** Your goal **
Copy out each line of the material in which the word "this" appears.

** The input **
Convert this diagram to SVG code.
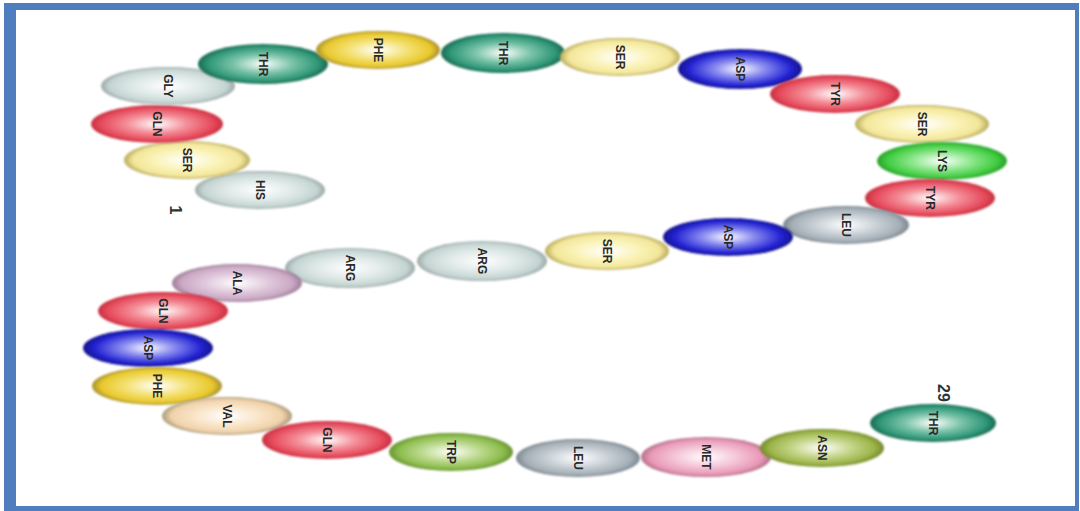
<svg xmlns="http://www.w3.org/2000/svg" width="1080" height="511" viewBox="0 0 1080 511">
<defs>
<radialGradient id="gGray" cx="0.5" cy="0.5" r="0.5"><stop offset="0" stop-color="#ffffff"/><stop offset="0.55" stop-color="#dde8e6"/><stop offset="0.88" stop-color="#c4d4d2"/><stop offset="1" stop-color="#9aa8a6"/></radialGradient>
<radialGradient id="gYellow" cx="0.5" cy="0.5" r="0.5"><stop offset="0" stop-color="#ffffff"/><stop offset="0.55" stop-color="#faf2b4"/><stop offset="0.86" stop-color="#f2e69a"/><stop offset="1" stop-color="#b8aa5a"/></radialGradient>
<radialGradient id="gRed" cx="0.5" cy="0.5" r="0.5"><stop offset="0" stop-color="#ffffff"/><stop offset="0.45" stop-color="#f4909a"/><stop offset="0.85" stop-color="#e64a5c"/><stop offset="1" stop-color="#c83040"/></radialGradient>
<radialGradient id="gTeal" cx="0.5" cy="0.5" r="0.5"><stop offset="0" stop-color="#ffffff"/><stop offset="0.45" stop-color="#7cc4aa"/><stop offset="0.85" stop-color="#2e9676"/><stop offset="1" stop-color="#1a6a52"/></radialGradient>
<radialGradient id="gGold" cx="0.5" cy="0.5" r="0.5"><stop offset="0" stop-color="#ffffff"/><stop offset="0.5" stop-color="#f4e070"/><stop offset="0.86" stop-color="#e8c82c"/><stop offset="1" stop-color="#a89030"/></radialGradient>
<radialGradient id="gBlue" cx="0.5" cy="0.5" r="0.5"><stop offset="0" stop-color="#ffffff"/><stop offset="0.4" stop-color="#8a8cf0"/><stop offset="0.82" stop-color="#2424d4"/><stop offset="1" stop-color="#141490"/></radialGradient>
<radialGradient id="gGreen" cx="0.5" cy="0.5" r="0.5"><stop offset="0" stop-color="#ffffff"/><stop offset="0.45" stop-color="#90e890"/><stop offset="0.85" stop-color="#40cc40"/><stop offset="1" stop-color="#28a028"/></radialGradient>
<radialGradient id="gSlate" cx="0.5" cy="0.5" r="0.5"><stop offset="0" stop-color="#ffffff"/><stop offset="0.5" stop-color="#c8d0d6"/><stop offset="0.86" stop-color="#a4aeb6"/><stop offset="1" stop-color="#7c868e"/></radialGradient>
<radialGradient id="gPurple" cx="0.5" cy="0.5" r="0.5"><stop offset="0" stop-color="#ffffff"/><stop offset="0.5" stop-color="#e0c8dc"/><stop offset="0.86" stop-color="#caa8c4"/><stop offset="1" stop-color="#9c7c96"/></radialGradient>
<radialGradient id="gTan" cx="0.5" cy="0.5" r="0.5"><stop offset="0" stop-color="#ffffff"/><stop offset="0.55" stop-color="#f8e2c4"/><stop offset="0.86" stop-color="#f0d2aa"/><stop offset="1" stop-color="#a89a7a"/></radialGradient>
<radialGradient id="gOlive" cx="0.5" cy="0.5" r="0.5"><stop offset="0" stop-color="#ffffff"/><stop offset="0.45" stop-color="#c0dc94"/><stop offset="0.85" stop-color="#8cbc4c"/><stop offset="1" stop-color="#6a9230"/></radialGradient>
<radialGradient id="gPink" cx="0.5" cy="0.5" r="0.5"><stop offset="0" stop-color="#ffffff"/><stop offset="0.5" stop-color="#f4c4d6"/><stop offset="0.86" stop-color="#e898b6"/><stop offset="1" stop-color="#b4708a"/></radialGradient>
<radialGradient id="gAsn" cx="0.5" cy="0.5" r="0.5"><stop offset="0" stop-color="#ffffff"/><stop offset="0.45" stop-color="#c8d890"/><stop offset="0.85" stop-color="#9cb448"/><stop offset="1" stop-color="#748a2c"/></radialGradient>
<filter id="soft" x="-10%" y="-20%" width="120%" height="140%"><feGaussianBlur stdDeviation="1.2"/></filter>
</defs>
<style>
.aa ellipse{filter:url(#soft);}
.aa text{font-family:"Liberation Sans",Arial,sans-serif;font-size:12px;font-weight:bold;fill:#2a2a2a;text-anchor:middle;dominant-baseline:central;}
.mark{font-family:"Liberation Sans",Arial,sans-serif;font-size:16px;font-weight:bold;fill:#333;text-anchor:middle;dominant-baseline:central;}
</style>
<rect x="0" y="0" width="1080" height="511" fill="#ffffff"/>
<rect x="4" y="3" width="1075" height="508" fill="#4f7dbd"/>
<rect x="16" y="10" width="1059" height="496" fill="#ffffff"/>

<g id="res1" class="aa"><ellipse cx="260" cy="190" rx="65" ry="19" fill="url(#gGray)"/><text transform="translate(260,190) rotate(90)">HIS</text></g>
<g id="res2" class="aa"><ellipse cx="187" cy="160" rx="63" ry="19" fill="url(#gYellow)"/><text transform="translate(187,160) rotate(90)">SER</text></g>
<g id="res3" class="aa"><ellipse cx="157" cy="124" rx="66" ry="19" fill="url(#gRed)"/><text transform="translate(157,124) rotate(90)">GLN</text></g>
<g id="res4" class="aa"><ellipse cx="168" cy="86" rx="67" ry="19" fill="url(#gGray)"/><text transform="translate(168,86) rotate(90)">GLY</text></g>
<g id="res5" class="aa"><ellipse cx="263" cy="64" rx="65" ry="20" fill="url(#gTeal)"/><text transform="translate(263,64) rotate(90)">THR</text></g>
<g id="res6" class="aa"><ellipse cx="378" cy="50" rx="62" ry="19" fill="url(#gGold)"/><text transform="translate(378,50) rotate(90)">PHE</text></g>
<g id="res7" class="aa"><ellipse cx="503" cy="53" rx="62" ry="20" fill="url(#gTeal)"/><text transform="translate(503,53) rotate(90)">THR</text></g>
<g id="res8" class="aa"><ellipse cx="620" cy="57" rx="60" ry="19" fill="url(#gYellow)"/><text transform="translate(620,57) rotate(90)">SER</text></g>
<g id="res9" class="aa"><ellipse cx="740" cy="69" rx="62" ry="20" fill="url(#gBlue)"/><text transform="translate(740,69) rotate(90)">ASP</text></g>
<g id="res10" class="aa"><ellipse cx="835" cy="94" rx="65" ry="19" fill="url(#gRed)"/><text transform="translate(835,94) rotate(90)">TYR</text></g>
<g id="res11" class="aa"><ellipse cx="922" cy="124" rx="67" ry="19" fill="url(#gYellow)"/><text transform="translate(922,124) rotate(90)">SER</text></g>
<g id="res12" class="aa"><ellipse cx="942" cy="161" rx="65" ry="19" fill="url(#gGreen)"/><text transform="translate(942,161) rotate(90)">LYS</text></g>
<g id="res13" class="aa"><ellipse cx="930" cy="198" rx="65" ry="19" fill="url(#gRed)"/><text transform="translate(930,198) rotate(90)">TYR</text></g>
<g id="res14" class="aa"><ellipse cx="846" cy="225" rx="63" ry="19" fill="url(#gSlate)"/><text transform="translate(846,225) rotate(90)">LEU</text></g>
<g id="res15" class="aa"><ellipse cx="728" cy="237" rx="65" ry="19" fill="url(#gBlue)"/><text transform="translate(728,237) rotate(90)">ASP</text></g>
<g id="res16" class="aa"><ellipse cx="607" cy="251" rx="62" ry="19" fill="url(#gYellow)"/><text transform="translate(607,251) rotate(90)">SER</text></g>
<g id="res17" class="aa"><ellipse cx="482" cy="261" rx="65" ry="20" fill="url(#gGray)"/><text transform="translate(482,261) rotate(90)">ARG</text></g>
<g id="res18" class="aa"><ellipse cx="350" cy="268" rx="65" ry="20" fill="url(#gGray)"/><text transform="translate(350,268) rotate(90)">ARG</text></g>
<g id="res19" class="aa"><ellipse cx="237" cy="283" rx="65" ry="19" fill="url(#gPurple)"/><text transform="translate(237,283) rotate(90)">ALA</text></g>
<g id="res20" class="aa"><ellipse cx="163" cy="311" rx="65" ry="19" fill="url(#gRed)"/><text transform="translate(163,311) rotate(90)">GLN</text></g>
<g id="res21" class="aa"><ellipse cx="148" cy="348" rx="65" ry="19" fill="url(#gBlue)"/><text transform="translate(148,348) rotate(90)">ASP</text></g>
<g id="res22" class="aa"><ellipse cx="157" cy="386" rx="65" ry="19" fill="url(#gGold)"/><text transform="translate(157,386) rotate(90)">PHE</text></g>
<g id="res23" class="aa"><ellipse cx="227" cy="416" rx="65" ry="19" fill="url(#gTan)"/><text transform="translate(227,416) rotate(90)">VAL</text></g>
<g id="res24" class="aa"><ellipse cx="327" cy="440" rx="65" ry="19" fill="url(#gRed)"/><text transform="translate(327,440) rotate(90)">GLN</text></g>
<g id="res25" class="aa"><ellipse cx="451" cy="452" rx="62" ry="19" fill="url(#gOlive)"/><text transform="translate(451,452) rotate(90)">TRP</text></g>
<g id="res26" class="aa"><ellipse cx="578" cy="458" rx="62" ry="19" fill="url(#gSlate)"/><text transform="translate(578,458) rotate(90)">LEU</text></g>
<g id="res27" class="aa"><ellipse cx="706" cy="457" rx="65" ry="20" fill="url(#gPink)"/><text transform="translate(706,457) rotate(90)">MET</text></g>
<g id="res28" class="aa"><ellipse cx="822" cy="448" rx="62" ry="19" fill="url(#gAsn)"/><text transform="translate(822,448) rotate(90)">ASN</text></g>
<g id="res29" class="aa"><ellipse cx="933" cy="423" rx="63" ry="19" fill="url(#gTeal)"/><text transform="translate(933,423) rotate(90)">THR</text></g>

<g id="labels">
<text class="mark" transform="translate(175,210) rotate(90)">1</text>
<text class="mark" transform="translate(943,393) rotate(90)">29</text>
</g>
</svg>
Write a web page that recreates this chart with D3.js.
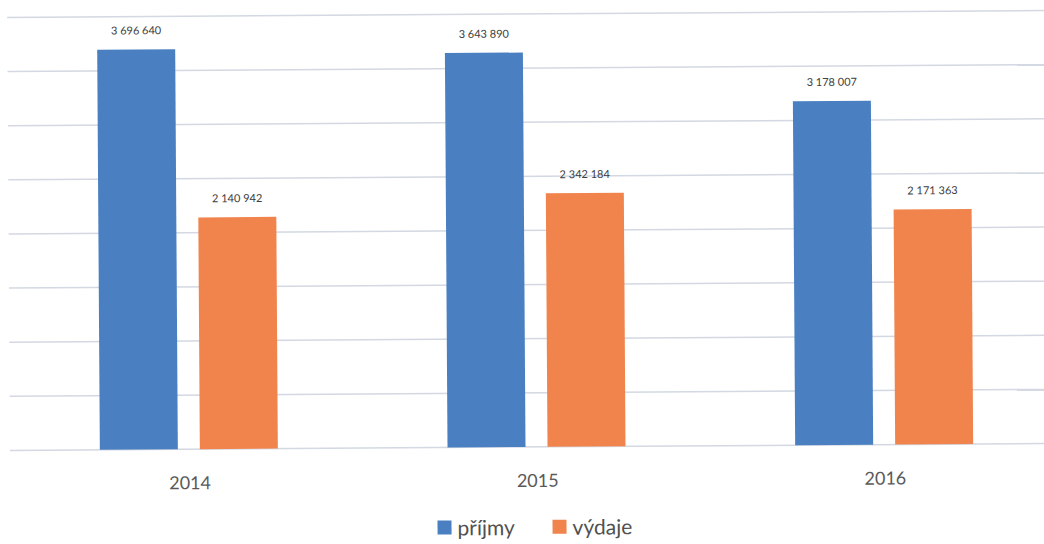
<!DOCTYPE html>
<html><head><meta charset="utf-8">
<script src="https://cdn.jsdelivr.net/npm/d3@7"></script>
<style>body{margin:0;background:#fff;}svg{display:block;}</style>
</head><body>
<svg id="c" width="1044" height="544"></svg>
<script>
const categories = ["2014", "2015", "2016"];
const series = ["příjmy", "výdaje"];
const prijmy = [3696640, 3643890, 3178007];
const vydaje = [2140942, 2342184, 2171363];
const yTicks = [0, 500000, 1000000, 1500000, 2000000, 2500000, 3000000, 3500000, 4000000];
const colors = ["#4a80c2", "#f0844c"];

const fmt = v => d3.format(",")(v).replace(/,/g, " ");
const svg = d3.select("#c");
const g = svg.append("g").attr("transform", "rotate(-0.38 522 446)");

const x = d3.scaleBand().domain(categories).range([15, 1058]);
const y = d3.scaleLinear().domain([0, 4000000]).range([447, 14]);

g.selectAll("line.grid").data(yTicks).join("line")
  .attr("x1", 10).attr("x2", 1070)
  .attr("y1", d => y(d)).attr("y2", d => y(d))
  .attr("stroke", "#d3d8e2").attr("stroke-width", 1.5);

const data = categories.map((c, i) => ({c, vals: [prijmy[i], vydaje[i]]}));
const inner = d3.scaleBand().domain(series).range([-89, 89]).paddingInner(0.22);

data.forEach(d => {
  d.vals.forEach((v, j) => {
    const bx = x(d.c) + x.bandwidth() / 2 + inner(series[j]);
    g.append("rect").attr("x", bx).attr("width", inner.bandwidth())
      .attr("y", y(v)).attr("height", y(0) - y(v)).attr("fill", colors[j]);
    g.append("text").attr("x", bx + inner.bandwidth() / 2).attr("y", y(v) - 15)
      .attr("text-anchor", "middle").attr("font-family", "Lato, sans-serif")
      .attr("font-size", 11).attr("fill", "#404040").text(fmt(v));
  });
});

g.selectAll("text.cat").data(categories).join("text")
  .attr("x", d => x(d) + x.bandwidth() / 2 + 1).attr("y", y(0) + 40)
  .attr("text-anchor", "middle").attr("font-family", "Lato, sans-serif")
  .attr("font-size", 18).attr("fill", "#5a5a5a").text(d => d);

const leg = g.append("g").attr("transform", "translate(437,535)");
const legX = [0, 115];
series.forEach((s, j) => {
  leg.append("rect").attr("x", legX[j]).attr("y", -15).attr("width", 14).attr("height", 14).attr("fill", colors[j]);
  leg.append("text").attr("x", legX[j] + 20).attr("y", 0)
    .attr("font-family", "Lato, sans-serif").attr("font-size", 21).attr("fill", "#505050").text(s);
});
</script>
</body></html>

** Reply to the task **
Convert this diagram to SVG code.
Write a web page that recreates this chart with D3.js.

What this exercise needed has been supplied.